§ **DATA BLOCK**
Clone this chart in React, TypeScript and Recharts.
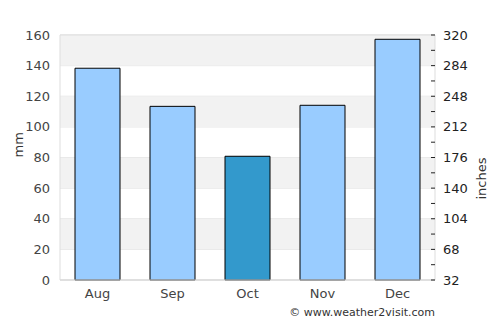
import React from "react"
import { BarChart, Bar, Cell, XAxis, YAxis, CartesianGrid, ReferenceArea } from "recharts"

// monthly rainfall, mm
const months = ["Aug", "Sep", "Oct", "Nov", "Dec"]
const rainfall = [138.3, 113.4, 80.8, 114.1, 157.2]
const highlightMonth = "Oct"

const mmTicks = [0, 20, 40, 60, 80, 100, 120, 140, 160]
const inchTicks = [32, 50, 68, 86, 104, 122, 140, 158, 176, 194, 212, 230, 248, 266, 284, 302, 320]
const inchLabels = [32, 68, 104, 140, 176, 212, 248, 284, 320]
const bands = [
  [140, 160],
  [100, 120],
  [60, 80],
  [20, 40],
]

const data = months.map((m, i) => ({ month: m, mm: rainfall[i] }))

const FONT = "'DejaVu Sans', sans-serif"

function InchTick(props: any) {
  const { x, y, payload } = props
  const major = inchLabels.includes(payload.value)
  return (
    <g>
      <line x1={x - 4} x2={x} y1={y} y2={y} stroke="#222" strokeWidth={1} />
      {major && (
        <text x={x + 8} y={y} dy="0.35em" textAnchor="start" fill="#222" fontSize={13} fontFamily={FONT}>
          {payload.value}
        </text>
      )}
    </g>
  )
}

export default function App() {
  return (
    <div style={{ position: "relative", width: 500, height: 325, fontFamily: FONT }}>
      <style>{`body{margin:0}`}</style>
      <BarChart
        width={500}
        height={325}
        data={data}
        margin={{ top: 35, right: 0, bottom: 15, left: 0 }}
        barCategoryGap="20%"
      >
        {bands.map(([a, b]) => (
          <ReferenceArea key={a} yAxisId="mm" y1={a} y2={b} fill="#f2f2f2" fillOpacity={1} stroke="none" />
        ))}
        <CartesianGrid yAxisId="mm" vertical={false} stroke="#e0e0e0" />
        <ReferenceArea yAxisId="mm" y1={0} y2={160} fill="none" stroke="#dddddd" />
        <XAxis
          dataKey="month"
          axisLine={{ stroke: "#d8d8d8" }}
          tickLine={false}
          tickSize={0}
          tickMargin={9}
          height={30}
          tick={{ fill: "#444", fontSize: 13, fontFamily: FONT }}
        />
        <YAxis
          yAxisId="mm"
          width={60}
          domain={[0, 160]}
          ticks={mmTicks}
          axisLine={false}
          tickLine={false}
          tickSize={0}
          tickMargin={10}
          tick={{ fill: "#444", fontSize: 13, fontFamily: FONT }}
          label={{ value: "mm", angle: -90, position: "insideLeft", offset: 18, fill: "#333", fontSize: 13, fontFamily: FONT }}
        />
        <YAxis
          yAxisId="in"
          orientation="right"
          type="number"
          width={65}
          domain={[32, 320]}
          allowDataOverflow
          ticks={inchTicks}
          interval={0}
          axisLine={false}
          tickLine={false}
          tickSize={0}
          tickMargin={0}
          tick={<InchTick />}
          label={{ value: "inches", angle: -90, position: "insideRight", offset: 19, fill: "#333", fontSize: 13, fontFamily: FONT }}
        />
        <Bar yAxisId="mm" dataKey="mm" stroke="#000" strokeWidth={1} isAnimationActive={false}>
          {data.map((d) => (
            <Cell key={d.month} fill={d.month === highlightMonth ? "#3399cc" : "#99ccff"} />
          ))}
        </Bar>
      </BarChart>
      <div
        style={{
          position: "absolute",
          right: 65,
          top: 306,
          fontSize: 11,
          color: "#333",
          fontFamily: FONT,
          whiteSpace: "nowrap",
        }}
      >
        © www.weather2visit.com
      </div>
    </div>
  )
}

§ **WHAT IS BEING ASKED**
All of the data needs repeating exactly, but the pictures do not.

§ **OUTPUT BELOW**
Clone this chart in React, TypeScript and Recharts.
import React from "react"
import { BarChart, Bar, Cell, XAxis, YAxis, CartesianGrid, ReferenceArea } from "recharts"

// monthly rainfall, mm
const months = ["Aug", "Sep", "Oct", "Nov", "Dec"]
const rainfall = [138.3, 113.4, 80.8, 114.1, 157.2]
const highlightMonth = "Oct"

const mmTicks = [0, 20, 40, 60, 80, 100, 120, 140, 160]
const inchTicks = [32, 50, 68, 86, 104, 122, 140, 158, 176, 194, 212, 230, 248, 266, 284, 302, 320]
const inchLabels = [32, 68, 104, 140, 176, 212, 248, 284, 320]
const bands = [
  [140, 160],
  [100, 120],
  [60, 80],
  [20, 40],
]

const data = months.map((m, i) => ({ month: m, mm: rainfall[i] }))

const FONT = "'DejaVu Sans', sans-serif"

function InchTick(props: any) {
  const { x, y, payload } = props
  const major = inchLabels.includes(payload.value)
  return (
    <g>
      <line x1={x - 4} x2={x} y1={y} y2={y} stroke="#222" strokeWidth={1} />
      {major && (
        <text x={x + 8} y={y} dy="0.35em" textAnchor="start" fill="#222" fontSize={13} fontFamily={FONT}>
          {payload.value}
        </text>
      )}
    </g>
  )
}

export default function App() {
  return (
    <div style={{ position: "relative", width: 500, height: 325, fontFamily: FONT }}>
      <style>{`body{margin:0}`}</style>
      <BarChart
        width={500}
        height={325}
        data={data}
        margin={{ top: 35, right: 0, bottom: 15, left: 0 }}
        barCategoryGap="20%"
      >
        {bands.map(([a, b]) => (
          <ReferenceArea key={a} yAxisId="mm" y1={a} y2={b} fill="#f2f2f2" fillOpacity={1} stroke="none" />
        ))}
        <CartesianGrid yAxisId="mm" vertical={false} stroke="#e0e0e0" />
        <ReferenceArea yAxisId="mm" y1={0} y2={160} fill="none" stroke="#dddddd" />
        <XAxis
          dataKey="month"
          axisLine={{ stroke: "#d8d8d8" }}
          tickLine={false}
          tickSize={0}
          tickMargin={9}
          height={30}
          tick={{ fill: "#444", fontSize: 13, fontFamily: FONT }}
        />
        <YAxis
          yAxisId="mm"
          width={60}
          domain={[0, 160]}
          ticks={mmTicks}
          axisLine={false}
          tickLine={false}
          tickSize={0}
          tickMargin={10}
          tick={{ fill: "#444", fontSize: 13, fontFamily: FONT }}
          label={{ value: "mm", angle: -90, position: "insideLeft", offset: 18, fill: "#333", fontSize: 13, fontFamily: FONT }}
        />
        <YAxis
          yAxisId="in"
          orientation="right"
          type="number"
          width={65}
          domain={[32, 320]}
          allowDataOverflow
          ticks={inchTicks}
          interval={0}
          axisLine={false}
          tickLine={false}
          tickSize={0}
          tickMargin={0}
          tick={<InchTick />}
          label={{ value: "inches", angle: -90, position: "insideRight", offset: 19, fill: "#333", fontSize: 13, fontFamily: FONT }}
        />
        <Bar yAxisId="mm" dataKey="mm" stroke="#000" strokeWidth={1} isAnimationActive={false}>
          {data.map((d) => (
            <Cell key={d.month} fill={d.month === highlightMonth ? "#3399cc" : "#99ccff"} />
          ))}
        </Bar>
      </BarChart>
      <div
        style={{
          position: "absolute",
          right: 65,
          top: 306,
          fontSize: 11,
          color: "#333",
          fontFamily: FONT,
          whiteSpace: "nowrap",
        }}
      >
        © www.weather2visit.com
      </div>
    </div>
  )
}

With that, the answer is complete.